* **Data shown**
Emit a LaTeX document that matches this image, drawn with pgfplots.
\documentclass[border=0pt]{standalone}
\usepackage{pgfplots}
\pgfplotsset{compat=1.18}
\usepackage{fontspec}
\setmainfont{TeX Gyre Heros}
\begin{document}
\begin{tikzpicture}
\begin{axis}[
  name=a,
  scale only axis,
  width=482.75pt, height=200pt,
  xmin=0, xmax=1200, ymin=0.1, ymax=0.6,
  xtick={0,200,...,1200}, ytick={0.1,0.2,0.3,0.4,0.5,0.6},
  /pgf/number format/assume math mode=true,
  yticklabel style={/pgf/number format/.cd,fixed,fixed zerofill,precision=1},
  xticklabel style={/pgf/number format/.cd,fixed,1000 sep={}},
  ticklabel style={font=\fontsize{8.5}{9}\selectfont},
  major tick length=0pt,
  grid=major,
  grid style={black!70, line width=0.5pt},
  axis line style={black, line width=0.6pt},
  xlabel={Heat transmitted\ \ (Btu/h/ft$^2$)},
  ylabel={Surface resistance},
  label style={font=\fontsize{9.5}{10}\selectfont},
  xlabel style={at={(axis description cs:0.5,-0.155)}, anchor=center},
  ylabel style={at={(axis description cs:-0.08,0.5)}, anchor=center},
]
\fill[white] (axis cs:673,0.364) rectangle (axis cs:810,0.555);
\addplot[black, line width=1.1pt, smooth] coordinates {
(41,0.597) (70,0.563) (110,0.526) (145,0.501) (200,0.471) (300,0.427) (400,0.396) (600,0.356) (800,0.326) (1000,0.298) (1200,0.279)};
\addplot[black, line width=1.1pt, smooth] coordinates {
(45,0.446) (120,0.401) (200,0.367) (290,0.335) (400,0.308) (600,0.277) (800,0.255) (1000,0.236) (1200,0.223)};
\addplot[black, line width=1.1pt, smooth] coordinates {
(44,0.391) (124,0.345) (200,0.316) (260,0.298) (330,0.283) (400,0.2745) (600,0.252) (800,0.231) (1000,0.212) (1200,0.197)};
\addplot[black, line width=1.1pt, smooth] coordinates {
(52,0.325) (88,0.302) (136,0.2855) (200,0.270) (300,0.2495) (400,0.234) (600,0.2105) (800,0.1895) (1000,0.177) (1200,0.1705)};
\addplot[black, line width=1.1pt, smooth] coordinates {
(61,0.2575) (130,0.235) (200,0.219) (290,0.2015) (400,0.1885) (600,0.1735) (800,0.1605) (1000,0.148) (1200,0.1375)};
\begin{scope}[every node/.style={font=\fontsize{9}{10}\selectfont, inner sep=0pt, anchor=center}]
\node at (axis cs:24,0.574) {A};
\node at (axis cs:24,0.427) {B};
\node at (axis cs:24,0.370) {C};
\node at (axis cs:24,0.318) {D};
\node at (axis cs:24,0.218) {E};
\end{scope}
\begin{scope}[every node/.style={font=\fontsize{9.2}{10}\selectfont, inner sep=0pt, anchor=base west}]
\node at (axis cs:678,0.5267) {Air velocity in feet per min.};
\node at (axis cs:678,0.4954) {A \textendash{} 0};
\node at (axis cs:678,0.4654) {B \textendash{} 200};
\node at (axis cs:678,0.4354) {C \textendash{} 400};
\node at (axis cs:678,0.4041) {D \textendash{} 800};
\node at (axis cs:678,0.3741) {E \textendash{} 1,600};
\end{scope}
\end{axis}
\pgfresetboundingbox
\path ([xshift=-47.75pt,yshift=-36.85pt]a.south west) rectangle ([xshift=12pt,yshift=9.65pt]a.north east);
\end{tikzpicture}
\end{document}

* **Your objective**
Reproduce the material above without altering a single character.

* **Result of the task**
Emit a LaTeX document that matches this image, drawn with pgfplots.
\documentclass[border=0pt]{standalone}
\usepackage{pgfplots}
\pgfplotsset{compat=1.18}
\usepackage{fontspec}
\setmainfont{TeX Gyre Heros}
\begin{document}
\begin{tikzpicture}
\begin{axis}[
  name=a,
  scale only axis,
  width=482.75pt, height=200pt,
  xmin=0, xmax=1200, ymin=0.1, ymax=0.6,
  xtick={0,200,...,1200}, ytick={0.1,0.2,0.3,0.4,0.5,0.6},
  /pgf/number format/assume math mode=true,
  yticklabel style={/pgf/number format/.cd,fixed,fixed zerofill,precision=1},
  xticklabel style={/pgf/number format/.cd,fixed,1000 sep={}},
  ticklabel style={font=\fontsize{8.5}{9}\selectfont},
  major tick length=0pt,
  grid=major,
  grid style={black!70, line width=0.5pt},
  axis line style={black, line width=0.6pt},
  xlabel={Heat transmitted\ \ (Btu/h/ft$^2$)},
  ylabel={Surface resistance},
  label style={font=\fontsize{9.5}{10}\selectfont},
  xlabel style={at={(axis description cs:0.5,-0.155)}, anchor=center},
  ylabel style={at={(axis description cs:-0.08,0.5)}, anchor=center},
]
\fill[white] (axis cs:673,0.364) rectangle (axis cs:810,0.555);
\addplot[black, line width=1.1pt, smooth] coordinates {
(41,0.597) (70,0.563) (110,0.526) (145,0.501) (200,0.471) (300,0.427) (400,0.396) (600,0.356) (800,0.326) (1000,0.298) (1200,0.279)};
\addplot[black, line width=1.1pt, smooth] coordinates {
(45,0.446) (120,0.401) (200,0.367) (290,0.335) (400,0.308) (600,0.277) (800,0.255) (1000,0.236) (1200,0.223)};
\addplot[black, line width=1.1pt, smooth] coordinates {
(44,0.391) (124,0.345) (200,0.316) (260,0.298) (330,0.283) (400,0.2745) (600,0.252) (800,0.231) (1000,0.212) (1200,0.197)};
\addplot[black, line width=1.1pt, smooth] coordinates {
(52,0.325) (88,0.302) (136,0.2855) (200,0.270) (300,0.2495) (400,0.234) (600,0.2105) (800,0.1895) (1000,0.177) (1200,0.1705)};
\addplot[black, line width=1.1pt, smooth] coordinates {
(61,0.2575) (130,0.235) (200,0.219) (290,0.2015) (400,0.1885) (600,0.1735) (800,0.1605) (1000,0.148) (1200,0.1375)};
\begin{scope}[every node/.style={font=\fontsize{9}{10}\selectfont, inner sep=0pt, anchor=center}]
\node at (axis cs:24,0.574) {A};
\node at (axis cs:24,0.427) {B};
\node at (axis cs:24,0.370) {C};
\node at (axis cs:24,0.318) {D};
\node at (axis cs:24,0.218) {E};
\end{scope}
\begin{scope}[every node/.style={font=\fontsize{9.2}{10}\selectfont, inner sep=0pt, anchor=base west}]
\node at (axis cs:678,0.5267) {Air velocity in feet per min.};
\node at (axis cs:678,0.4954) {A \textendash{} 0};
\node at (axis cs:678,0.4654) {B \textendash{} 200};
\node at (axis cs:678,0.4354) {C \textendash{} 400};
\node at (axis cs:678,0.4041) {D \textendash{} 800};
\node at (axis cs:678,0.3741) {E \textendash{} 1,600};
\end{scope}
\end{axis}
\pgfresetboundingbox
\path ([xshift=-47.75pt,yshift=-36.85pt]a.south west) rectangle ([xshift=12pt,yshift=9.65pt]a.north east);
\end{tikzpicture}
\end{document}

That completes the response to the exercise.